The Minuteman

The Official Newark Academy Newspaper

Change Makes Me Angry

By Theodore Carlson McGraw ‘20 and Michael Ming Wang ‘20, Humor Editors

For the past six years, every school morning started the same way:

I woke up, took a shower, brushed my teeth, ate a wholesome banana, and got into the car. I used to walk up the front steps to school at 7:55 at the latest. But now, in our technology-driven world and our fast paced society, with no time for genuine human interaction, we are becoming pawns to the bourgeoisie (in its most Marxist sense). 

As of now, two major disturbances have altered the fluidity of my utopian morning routine. They are, in no particular order because they all stink: crammed morning meetings in the gym and the increase in bumper-to-bumper traffic. 

It’s hot. It’s sweaty. It’s moist. I’m scared of farting. Sandpaper seems to be rubbing against my shoe. As I take a second look, I realize it is my classmate’s coarse khaki pant leg. This is what we’ve come to. A scramble. A fight to the death for leg room and oxygen to breathe. Not all will survive. 

Morning meeting was a nice sense of ritual that we used to have. We were snuggled comfortably in the plush red seats in the Rose Auditorium, blessed with the clarity of the sound system and acoustics, and most importantly, organized. Now there is chaos. A dark storm cloud hangs over every morning meeting. The natural order has been disturbed. The halflings (freshmen and middle schoolers) get to sit on the mats and are gifted the opportunity to leave first. I guess the senior class will never know what it’s like to be top dog. Morning meeting used to be a nice way to start the day; now I don’t even know if I will be able to make it on time. 

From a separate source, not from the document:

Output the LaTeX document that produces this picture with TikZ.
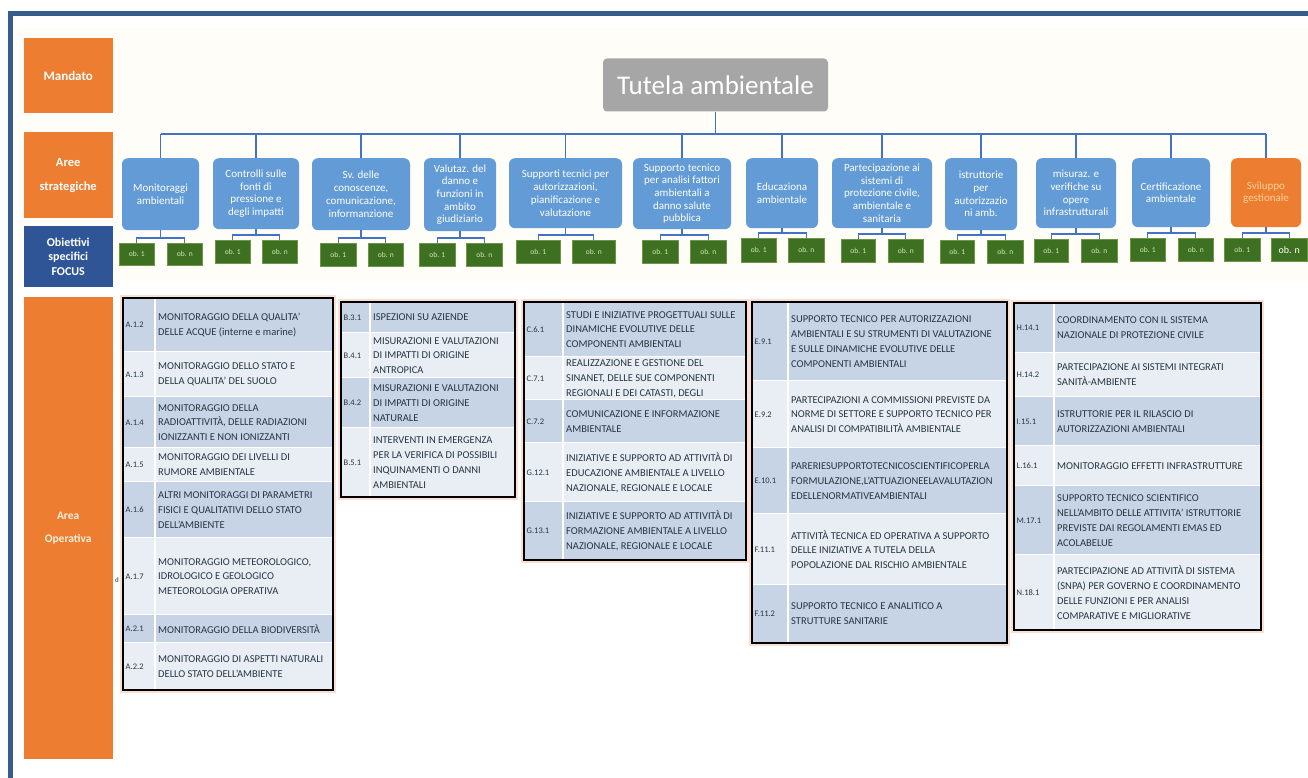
\documentclass[tikz,border=0pt]{standalone}
\usepackage{fontspec}
\setmainfont{Carlito}
\usetikzlibrary{calc}
\definecolor{frameblue}{RGB}{55,93,140}
\definecolor{orng}{RGB}{237,125,49}
\definecolor{focusblue}{RGB}{47,85,151}
\definecolor{sblue}{RGB}{98,155,213}
\definecolor{tgrey}{RGB}{166,166,166}
\definecolor{obgreen}{RGB}{62,112,34}
\definecolor{obborder}{RGB}{110,150,70}
\definecolor{connblue}{RGB}{68,114,196}
\definecolor{rowdk}{RGB}{198,212,230}
\definecolor{rowlt}{RGB}{233,238,245}
\definecolor{tabtext}{RGB}{38,54,64}
\definecolor{cream}{RGB}{254,253,247}
\definecolor{obtext}{RGB}{215,232,190}
\definecolor{svtext}{RGB}{255,210,150}
\definecolor{opertext}{RGB}{255,240,222}
\definecolor{tabshadow}{RGB}{250,222,210}

\tikzset{
  sbox/.style={fill=sblue, rounded corners=6pt, text=white, align=center, inner sep=1pt, font=\fontsize{11}{12.7}\selectfont},
  svbox/.style={sbox, fill=orng, text=svtext},
  obbox/.style={fill=obgreen, draw=obborder, line width=0.6pt, text=obtext, inner sep=0pt, font=\fontsize{7.5}{8}\selectfont},
  obbig/.style={font=\fontsize{10}{11}\selectfont, text=white},
  conn/.style={draw=connblue, line width=1.4pt},
  lcol/.style={text=white, align=center, inner sep=0pt},
  lab/.style={text=tabtext, inner sep=0pt, font=\fontsize{8.5}{9}\selectfont},
  txt/.style={text=tabtext, inner sep=0pt, align=left, font=\fontsize{10.5}{14.8}\selectfont},
  tabframe/.style={draw=black, line width=1.8pt},
  tabshade/.style={draw=tabshadow, line width=1.5pt},
  colline/.style={draw=white, line width=1.8pt},
}

% name, left, right, bottom, style, text
\newcommand{\strat}[6]{%
  \node[#5, minimum width={#3-#2}, minimum height={#4-158}, anchor=north] (s#1) at ({(#2+#3)/2},158) {#6};}

% num, la, ra, lb, rb, top, bottom, extra style for ob n
\newcommand{\obpair}[8]{%
  \node[obbox, minimum width={#3-#2}, minimum height={#7-#6}, anchor=north west] (o#1a) at (#2,#6) {ob. 1};
  \node[obbox, #8, minimum width={#5-#4}, minimum height={#7-#6}, anchor=north west] (o#1b) at (#4,#6) {ob. n};
  \draw[conn, line width=1.2pt] (o#1a.north) -- ++(0,-5) -| (o#1b.north);
  \draw[conn, line width=1.2pt] (s#1.south) |- ($(o#1a.north)+(0,-5)$);}

% name, x1, xm, x2, y1, y2, fill, label, text
\newcommand{\oprow}[9]{%
  \fill[#7] (#2,#5) rectangle (#4,#6);
  \node[lab, anchor=west] (#1l) at ({#2+2.5},{(#5+#6)/2}) {#8};
  \node[txt, anchor=west] (#1t) at ({#3+3},{(#5+#6)/2}) {#9};
  \draw[white, line width=1.2pt] (#2,#6) -- (#4,#6);}

\begin{document}
\begin{tikzpicture}[x=1pt,y=-1pt]
\useasboundingbox (0,0) rectangle (1308,778);
\fill[white] (0,0) rectangle (1308,778);
\fill[cream] (17,28) rectangle (1308,282);
\draw[frameblue, line width=5pt] (10,13.5) rectangle (1340,800);

% left label column
\node[lcol, fill=orng, minimum width=89, minimum height=75, anchor=north west, font=\fontsize{13}{15}\selectfont\bfseries] (mand) at (23.5,38) {Mandato};
\node[lcol, fill=orng, minimum width=89, minimum height=86, anchor=north west, font=\fontsize{12.5}{24}\selectfont\bfseries] (aree) at (23.5,132) {Aree\\strategiche};
\node[lcol, fill=focusblue, minimum width=89, minimum height=61, anchor=north west, font=\fontsize{12}{14.5}\selectfont\bfseries] (focus) at (23.5,226) {Obiettivi\\specifici\\FOCUS};
\node[lcol, fill=orng, text=opertext, minimum width=89, minimum height=462, anchor=north west, font=\fontsize{11.5}{23}\selectfont\bfseries] (oper) at (23.5,297) {Area\\Operativa};

% mandate
\node[fill=tgrey, rounded corners=4pt, minimum width=225, minimum height=53, text=white, inner sep=0pt, font=\fontsize{27}{30}\selectfont] (tut) at (715.5,85) {Tutela ambientale};

% strategic areas
\strat{1}{122}{199}{230}{sbox}{Monitoraggi\\ambientali}
\strat{2}{213}{299}{229}{sbox}{Controlli sulle\\fonti di\\pressione e\\degli impatti}
\strat{3}{312}{410}{230}{sbox}{Sv. delle\\conoscenze,\\comunicazione,\\informanzione}
\strat{4}{424}{496}{231}{sbox}{Valutaz. del\\danno e\\funzioni in\\ambito\\giudiziario}
\strat{5}{509}{622}{228}{sbox}{Supporti tecnici per\\autorizzazioni,\\pianificazione e\\valutazione}
\strat{6}{633}{731}{229}{sbox}{Supporto tecnico\\per analisi fattori\\ambientali a\\danno salute\\pubblica}
\strat{7}{746}{818}{228}{sbox}{Educaziona\\ambientale}
\strat{8}{832}{932}{228}{sbox}{Partecipazione ai\\sistemi di\\protezione civile,\\ambientale e\\sanitaria}
\strat{9}{945}{1017}{230}{sbox}{istruttorie\\per\\autorizzazio\\ni amb.}
\strat{10}{1036}{1116}{228}{sbox}{misuraz. e\\verifiche su\\opere\\infrastrutturali}
\strat{11}{1132}{1210}{227}{sbox}{Certificazione\\ambientale}
\strat{12}{1231}{1301}{227}{svbox}{Sviluppo\\gestionale}

% tree connectors
\coordinate (bus) at (0,134);
\draw[conn] (tut.south) -- (tut.south |- bus);
\draw[conn] (s1.north |- bus) -- (s12.north |- bus);
\foreach \i in {1,...,12} {\draw[conn] (s\i.north) -- (s\i.north |- bus);}

% objectives
\obpair{1}{119}{154}{167}{202}{243}{265}{}
\obpair{2}{215}{250}{262}{297}{240}{263}{}
\obpair{3}{320}{356}{368}{403}{243}{266}{}
\obpair{4}{419}{455}{466}{502}{243}{266}{}
\obpair{5}{516}{560}{572}{615}{240}{263}{}
\obpair{6}{642}{678}{690}{726}{240}{263}{}
\obpair{7}{741}{776}{788}{824}{238}{262}{}
\obpair{8}{841}{875}{888}{923}{239}{262}{}
\obpair{9}{940}{974}{987}{1023}{240}{263}{}
\obpair{10}{1034}{1068}{1081}{1117}{239}{262}{}
\obpair{11}{1130}{1165}{1178}{1213}{238}{261}{}
\obpair{12}{1224}{1260}{1271}{1307}{238}{261}{obbig}

% table shadows
\draw[tabshade] (121,296) rectangle (335,692);
\draw[tabshade] (339,300) rectangle (517,499);
\draw[tabshade] (522,300) rectangle (748,562);
\draw[tabshade] (750,300) rectangle (1009,645);
\draw[tabshade] (1012,301) rectangle (1263,632);

% Table A
\oprow{a12}{123}{155}{333}{298}{352}{rowdk}{A.1.2}{MONITORAGGIO DELLA QUALITA'\\DELLE ACQUE (interne e marine)}
\oprow{a13}{123}{155}{333}{352}{397}{rowlt}{A.1.3}{MONITORAGGIO DELLO STATO E\\DELLA QUALITA' DEL SUOLO}
\oprow{a14}{123}{155}{333}{397}{448}{rowdk}{A.1.4}{MONITORAGGIO DELLA\\RADIOATTIVITÀ, DELLE RADIAZIONI\\IONIZZANTI E NON IONIZZANTI}
\oprow{a15}{123}{155}{333}{448}{482}{rowlt}{A.1.5}{MONITORAGGIO DEI LIVELLI DI\\RUMORE AMBIENTALE}
\oprow{a16}{123}{155}{333}{482}{538}{rowdk}{A.1.6}{ALTRI MONITORAGGI DI PARAMETRI\\FISICI E QUALITATIVI DELLO STATO\\DELL'AMBIENTE}
\oprow{a17}{123}{155}{333}{538}{615}{rowlt}{A.1.7}{MONITORAGGIO METEOROLOGICO,\\IDROLOGICO E GEOLOGICO\\METEOROLOGIA OPERATIVA}
\oprow{a21}{123}{155}{333}{615}{643}{rowdk}{A.2.1}{MONITORAGGIO DELLA BIODIVERSITÀ}
\oprow{a22}{123}{155}{333}{643}{690}{rowlt}{A.2.2}{MONITORAGGIO DI ASPETTI NATURALI\\DELLO STATO DELL'AMBIENTE}
\draw[colline] (155,298) -- (155,690);
\draw[tabframe] (123,298) rectangle (333,690);
\node[lab, font=\fontsize{7}{8}\selectfont] (strayd) at (117,580) {d};

% Table B
\oprow{b31}{341}{370}{515}{302}{333}{rowdk}{B.3.1}{ISPEZIONI SU AZIENDE}
\oprow{b41}{341}{370}{515}{333}{378}{rowlt}{B.4.1}{MISURAZIONI E VALUTAZIONI\\DI IMPATTI DI ORIGINE\\ANTROPICA}
\oprow{b42}{341}{370}{515}{378}{428}{rowdk}{B.4.2}{MISURAZIONI E VALUTAZIONI\\DI IMPATTI DI ORIGINE\\NATURALE}
\oprow{b51}{341}{370}{515}{428}{497}{rowlt}{B.5.1}{INTERVENTI IN EMERGENZA\\PER LA VERIFICA DI POSSIBILI\\INQUINAMENTI O DANNI\\AMBIENTALI}
\draw[colline] (370,302) -- (370,497);
\draw[tabframe] (341,302) rectangle (515,497);

% Table C/G
\oprow{c61}{524}{563}{746}{302}{357}{rowdk}{C.6.1}{STUDI E INIZIATIVE PROGETTUALI SULLE\\DINAMICHE EVOLUTIVE DELLE\\COMPONENTI AMBIENTALI}
\oprow{c71}{524}{563}{746}{357}{400}{rowlt}{C.7.1}{REALIZZAZIONE E GESTIONE DEL\\SINANET, DELLE SUE COMPONENTI\\REGIONALI E DEI CATASTI, DEGLI}
\oprow{c72}{524}{563}{746}{400}{443}{rowdk}{C.7.2}{COMUNICAZIONE E INFORMAZIONE\\AMBIENTALE}
\oprow{g121}{524}{563}{746}{443}{502}{rowlt}{G.12.1}{INIZIATIVE E SUPPORTO AD ATTIVITÀ DI\\EDUCAZIONE AMBIENTALE A LIVELLO\\NAZIONALE, REGIONALE E LOCALE}
\oprow{g131}{524}{563}{746}{502}{560}{rowdk}{G.13.1}{INIZIATIVE E SUPPORTO AD ATTIVITÀ DI\\FORMAZIONE AMBIENTALE A LIVELLO\\NAZIONALE, REGIONALE E LOCALE}
\draw[colline] (563,302) -- (563,560);
\draw[tabframe] (524,302) rectangle (746,560);

% Table E/F
\oprow{e91}{752}{788}{1007}{302}{381}{rowdk}{E.9.1}{SUPPORTO TECNICO PER AUTORIZZAZIONI\\AMBIENTALI E SU STRUMENTI DI VALUTAZIONE\\E SULLE DINAMICHE EVOLUTIVE DELLE\\COMPONENTI AMBIENTALI}
\oprow{e92}{752}{788}{1007}{381}{448}{rowlt}{E.9.2}{PARTECIPAZIONI A COMMISSIONI PREVISTE DA\\NORME DI SETTORE E SUPPORTO TECNICO PER\\ANALISI DI COMPATIBILITÀ AMBIENTALE}
\oprow{e101}{752}{788}{1007}{448}{514}{rowdk}{E.10.1}{PARERIESUPPORTOTECNICOSCIENTIFICOPERLA\\FORMULAZIONE,L'ATTUAZIONEELAVALUTAZION\\EDELLENORMATIVEAMBIENTALI}
\oprow{f111}{752}{788}{1007}{514}{585}{rowlt}{F.11.1}{ATTIVITÀ TECNICA ED OPERATIVA A SUPPORTO\\DELLE INIZIATIVE A TUTELA DELLA\\POPOLAZIONE DAL RISCHIO AMBIENTALE}
\oprow{f112}{752}{788}{1007}{585}{643}{rowdk}{F.11.2}{SUPPORTO TECNICO E ANALITICO A\\STRUTTURE SANITARIE}
\draw[colline] (788,302) -- (788,643);
\draw[tabframe] (752,302) rectangle (1007,643);

% Table H-N
\oprow{h141}{1014}{1054}{1261}{303}{353}{rowdk}{H.14.1}{COORDINAMENTO CON IL SISTEMA\\NAZIONALE DI PROTEZIONE CIVILE}
\oprow{h142}{1014}{1054}{1261}{353}{397}{rowlt}{H.14.2}{PARTECIPAZIONE AI SISTEMI INTEGRATI\\SANITÀ-AMBIENTE}
\oprow{i151}{1014}{1054}{1261}{397}{446}{rowdk}{I.15.1}{ISTRUTTORIE PER IL RILASCIO DI\\AUTORIZZAZIONI AMBIENTALI}
\oprow{l161}{1014}{1054}{1261}{446}{486}{rowlt}{L.16.1}{MONITORAGGIO EFFETTI INFRASTRUTTURE}
\oprow{m171}{1014}{1054}{1261}{486}{555}{rowdk}{M.17.1}{SUPPORTO TECNICO SCIENTIFICO\\NELL'AMBITO DELLE ATTIVITA' ISTRUTTORIE\\PREVISTE DAI REGOLAMENTI EMAS ED\\ACOLABELUE}
\oprow{n181}{1014}{1054}{1261}{555}{630}{rowlt}{N.18.1}{PARTECIPAZIONE AD ATTIVITÀ DI SISTEMA\\(SNPA) PER GOVERNO E COORDINAMENTO\\DELLE FUNZIONI E PER ANALISI\\COMPARATIVE E MIGLIORATIVE}
\draw[colline] (1054,303) -- (1054,630);
\draw[tabframe] (1014,303) rectangle (1261,630);
\end{tikzpicture}
\end{document}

I used to get to school in fifteen minutes. I enjoyed that car ride. I had enough time to listen to a few tunes, take a power nap, and do the homework I forgot to do last night. Now, my mornings stink. It takes thirty minutes to get to school. The traffic is out of control. I miss out on my morning relaxation with my friends… I miss my friends and my zen. I used to love my friends. I was loved by my friends. Now my love is gone. I’m just a shell, hollow on the inside, lifeless on the out. Now I get to school with just enough time to maybe get a seat in morning meeting, and then I proceed to the rest of my day and all my classes. Without love. Without happiness. Without zen. It seems like everybody has a place to be. Zen dudes send it. 

I don’t have much else to say. I might just sound like a rambling old geezer. What do I know?

We’ve lost a little bit of what makes NA, NA.